* **PROBLEM DETAILS**
The line holding "const yTicks = [5, 10, 15, 20, 25];" is the last one to output; start at the first line of the data, keep every line in between exactly, and leave out pictures.

* **SOURCE DATA**
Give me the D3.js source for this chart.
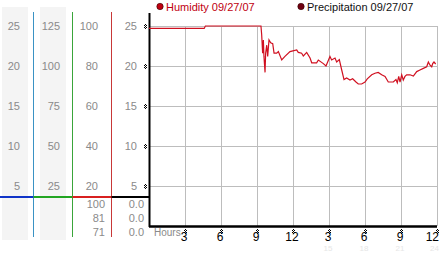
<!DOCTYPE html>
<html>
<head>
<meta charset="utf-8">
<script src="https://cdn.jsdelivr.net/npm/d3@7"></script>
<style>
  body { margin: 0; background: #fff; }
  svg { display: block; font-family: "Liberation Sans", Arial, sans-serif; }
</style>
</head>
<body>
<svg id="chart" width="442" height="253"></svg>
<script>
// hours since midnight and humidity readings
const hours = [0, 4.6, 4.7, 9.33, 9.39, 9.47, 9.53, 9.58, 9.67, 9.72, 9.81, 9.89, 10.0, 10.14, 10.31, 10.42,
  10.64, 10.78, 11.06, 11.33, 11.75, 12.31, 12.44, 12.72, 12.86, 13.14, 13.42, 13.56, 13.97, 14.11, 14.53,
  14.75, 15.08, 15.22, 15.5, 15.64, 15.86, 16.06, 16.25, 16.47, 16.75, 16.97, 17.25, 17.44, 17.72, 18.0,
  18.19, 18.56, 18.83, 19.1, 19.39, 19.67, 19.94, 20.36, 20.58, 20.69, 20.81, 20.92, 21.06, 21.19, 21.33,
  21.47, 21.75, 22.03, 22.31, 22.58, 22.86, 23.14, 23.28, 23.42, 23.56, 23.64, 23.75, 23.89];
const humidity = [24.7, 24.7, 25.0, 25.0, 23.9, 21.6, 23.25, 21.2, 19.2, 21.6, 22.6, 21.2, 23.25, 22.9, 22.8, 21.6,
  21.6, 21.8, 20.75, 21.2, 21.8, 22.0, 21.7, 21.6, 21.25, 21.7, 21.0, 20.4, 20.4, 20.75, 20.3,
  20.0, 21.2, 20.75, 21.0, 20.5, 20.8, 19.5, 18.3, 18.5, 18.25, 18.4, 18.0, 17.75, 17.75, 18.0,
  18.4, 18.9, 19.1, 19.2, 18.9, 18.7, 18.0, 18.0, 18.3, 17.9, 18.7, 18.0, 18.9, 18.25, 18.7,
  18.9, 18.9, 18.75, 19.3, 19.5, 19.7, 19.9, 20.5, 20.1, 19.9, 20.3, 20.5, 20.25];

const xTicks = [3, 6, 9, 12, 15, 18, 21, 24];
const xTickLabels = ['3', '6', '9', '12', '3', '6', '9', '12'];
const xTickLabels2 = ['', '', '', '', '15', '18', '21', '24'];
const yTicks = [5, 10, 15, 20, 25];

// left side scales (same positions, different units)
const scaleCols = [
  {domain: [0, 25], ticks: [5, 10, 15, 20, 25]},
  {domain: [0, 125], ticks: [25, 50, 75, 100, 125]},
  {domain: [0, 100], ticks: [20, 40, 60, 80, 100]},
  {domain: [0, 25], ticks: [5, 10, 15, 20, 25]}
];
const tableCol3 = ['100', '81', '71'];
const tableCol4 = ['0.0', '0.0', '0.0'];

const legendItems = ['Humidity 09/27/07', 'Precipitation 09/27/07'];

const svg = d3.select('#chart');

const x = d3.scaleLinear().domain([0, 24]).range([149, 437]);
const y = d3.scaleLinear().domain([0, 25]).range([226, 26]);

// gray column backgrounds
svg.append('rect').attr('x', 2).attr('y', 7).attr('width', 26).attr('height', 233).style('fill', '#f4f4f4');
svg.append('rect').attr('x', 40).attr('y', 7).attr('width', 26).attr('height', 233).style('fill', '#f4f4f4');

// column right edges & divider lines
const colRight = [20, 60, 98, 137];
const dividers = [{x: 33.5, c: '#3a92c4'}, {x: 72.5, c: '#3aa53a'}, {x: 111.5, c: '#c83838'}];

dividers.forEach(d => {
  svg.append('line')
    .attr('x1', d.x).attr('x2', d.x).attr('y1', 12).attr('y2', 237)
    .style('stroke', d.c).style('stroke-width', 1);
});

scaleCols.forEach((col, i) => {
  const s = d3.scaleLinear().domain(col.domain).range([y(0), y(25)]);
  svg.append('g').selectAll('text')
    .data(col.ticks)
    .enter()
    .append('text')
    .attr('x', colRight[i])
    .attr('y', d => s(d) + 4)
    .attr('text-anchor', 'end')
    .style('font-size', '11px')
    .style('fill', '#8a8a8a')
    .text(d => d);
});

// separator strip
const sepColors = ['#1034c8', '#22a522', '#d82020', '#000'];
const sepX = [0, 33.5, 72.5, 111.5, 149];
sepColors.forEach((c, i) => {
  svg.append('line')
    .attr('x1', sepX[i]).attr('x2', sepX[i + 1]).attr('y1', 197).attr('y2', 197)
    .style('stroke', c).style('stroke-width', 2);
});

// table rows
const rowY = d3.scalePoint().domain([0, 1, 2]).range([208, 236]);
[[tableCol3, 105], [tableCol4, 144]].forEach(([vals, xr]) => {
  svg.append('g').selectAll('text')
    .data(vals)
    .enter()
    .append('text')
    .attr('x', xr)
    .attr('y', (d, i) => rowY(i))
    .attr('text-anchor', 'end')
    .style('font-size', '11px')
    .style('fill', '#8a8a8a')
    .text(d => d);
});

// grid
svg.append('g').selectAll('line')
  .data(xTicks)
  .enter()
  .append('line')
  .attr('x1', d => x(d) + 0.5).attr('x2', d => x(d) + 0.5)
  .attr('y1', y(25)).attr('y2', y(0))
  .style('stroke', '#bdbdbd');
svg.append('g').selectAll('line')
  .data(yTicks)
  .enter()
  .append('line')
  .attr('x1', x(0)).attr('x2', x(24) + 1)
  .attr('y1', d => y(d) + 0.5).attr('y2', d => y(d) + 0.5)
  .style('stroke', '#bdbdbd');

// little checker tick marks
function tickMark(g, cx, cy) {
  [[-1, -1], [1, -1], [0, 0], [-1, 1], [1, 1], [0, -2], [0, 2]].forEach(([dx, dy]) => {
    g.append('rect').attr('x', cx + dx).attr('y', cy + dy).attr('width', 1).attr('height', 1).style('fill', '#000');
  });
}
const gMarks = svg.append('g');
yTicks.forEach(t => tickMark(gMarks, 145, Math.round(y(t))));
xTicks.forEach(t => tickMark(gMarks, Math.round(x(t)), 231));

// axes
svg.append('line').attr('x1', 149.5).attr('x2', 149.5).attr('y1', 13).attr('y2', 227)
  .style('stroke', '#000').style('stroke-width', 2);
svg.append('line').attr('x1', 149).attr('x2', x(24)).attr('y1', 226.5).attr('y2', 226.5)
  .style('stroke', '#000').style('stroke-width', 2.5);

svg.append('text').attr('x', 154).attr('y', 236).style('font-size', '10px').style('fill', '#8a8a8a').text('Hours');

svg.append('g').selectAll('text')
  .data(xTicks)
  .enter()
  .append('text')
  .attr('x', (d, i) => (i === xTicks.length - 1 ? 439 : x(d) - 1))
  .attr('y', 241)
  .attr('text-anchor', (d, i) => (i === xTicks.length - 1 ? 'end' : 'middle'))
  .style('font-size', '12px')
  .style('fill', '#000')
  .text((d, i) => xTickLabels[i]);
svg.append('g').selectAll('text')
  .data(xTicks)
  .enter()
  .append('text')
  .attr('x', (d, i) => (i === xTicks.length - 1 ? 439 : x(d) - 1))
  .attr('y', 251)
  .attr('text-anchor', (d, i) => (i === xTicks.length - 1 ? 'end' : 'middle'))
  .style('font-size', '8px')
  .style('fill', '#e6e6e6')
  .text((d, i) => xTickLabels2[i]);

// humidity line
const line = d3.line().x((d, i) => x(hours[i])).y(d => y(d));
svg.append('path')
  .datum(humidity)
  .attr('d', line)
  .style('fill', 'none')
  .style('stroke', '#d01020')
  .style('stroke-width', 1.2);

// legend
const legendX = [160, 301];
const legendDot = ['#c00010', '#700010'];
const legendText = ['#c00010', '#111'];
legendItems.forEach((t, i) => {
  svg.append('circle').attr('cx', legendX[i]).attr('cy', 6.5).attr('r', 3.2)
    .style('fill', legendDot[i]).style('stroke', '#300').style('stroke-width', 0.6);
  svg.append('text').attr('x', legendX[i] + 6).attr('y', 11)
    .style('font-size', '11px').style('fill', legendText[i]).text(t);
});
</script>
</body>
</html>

* **WRITTEN ANSWER**
Give me the D3.js source for this chart.
<!DOCTYPE html>
<html>
<head>
<meta charset="utf-8">
<script src="https://cdn.jsdelivr.net/npm/d3@7"></script>
<style>
  body { margin: 0; background: #fff; }
  svg { display: block; font-family: "Liberation Sans", Arial, sans-serif; }
</style>
</head>
<body>
<svg id="chart" width="442" height="253"></svg>
<script>
// hours since midnight and humidity readings
const hours = [0, 4.6, 4.7, 9.33, 9.39, 9.47, 9.53, 9.58, 9.67, 9.72, 9.81, 9.89, 10.0, 10.14, 10.31, 10.42,
  10.64, 10.78, 11.06, 11.33, 11.75, 12.31, 12.44, 12.72, 12.86, 13.14, 13.42, 13.56, 13.97, 14.11, 14.53,
  14.75, 15.08, 15.22, 15.5, 15.64, 15.86, 16.06, 16.25, 16.47, 16.75, 16.97, 17.25, 17.44, 17.72, 18.0,
  18.19, 18.56, 18.83, 19.1, 19.39, 19.67, 19.94, 20.36, 20.58, 20.69, 20.81, 20.92, 21.06, 21.19, 21.33,
  21.47, 21.75, 22.03, 22.31, 22.58, 22.86, 23.14, 23.28, 23.42, 23.56, 23.64, 23.75, 23.89];
const humidity = [24.7, 24.7, 25.0, 25.0, 23.9, 21.6, 23.25, 21.2, 19.2, 21.6, 22.6, 21.2, 23.25, 22.9, 22.8, 21.6,
  21.6, 21.8, 20.75, 21.2, 21.8, 22.0, 21.7, 21.6, 21.25, 21.7, 21.0, 20.4, 20.4, 20.75, 20.3,
  20.0, 21.2, 20.75, 21.0, 20.5, 20.8, 19.5, 18.3, 18.5, 18.25, 18.4, 18.0, 17.75, 17.75, 18.0,
  18.4, 18.9, 19.1, 19.2, 18.9, 18.7, 18.0, 18.0, 18.3, 17.9, 18.7, 18.0, 18.9, 18.25, 18.7,
  18.9, 18.9, 18.75, 19.3, 19.5, 19.7, 19.9, 20.5, 20.1, 19.9, 20.3, 20.5, 20.25];

const xTicks = [3, 6, 9, 12, 15, 18, 21, 24];
const xTickLabels = ['3', '6', '9', '12', '3', '6', '9', '12'];
const xTickLabels2 = ['', '', '', '', '15', '18', '21', '24'];
const yTicks = [5, 10, 15, 20, 25];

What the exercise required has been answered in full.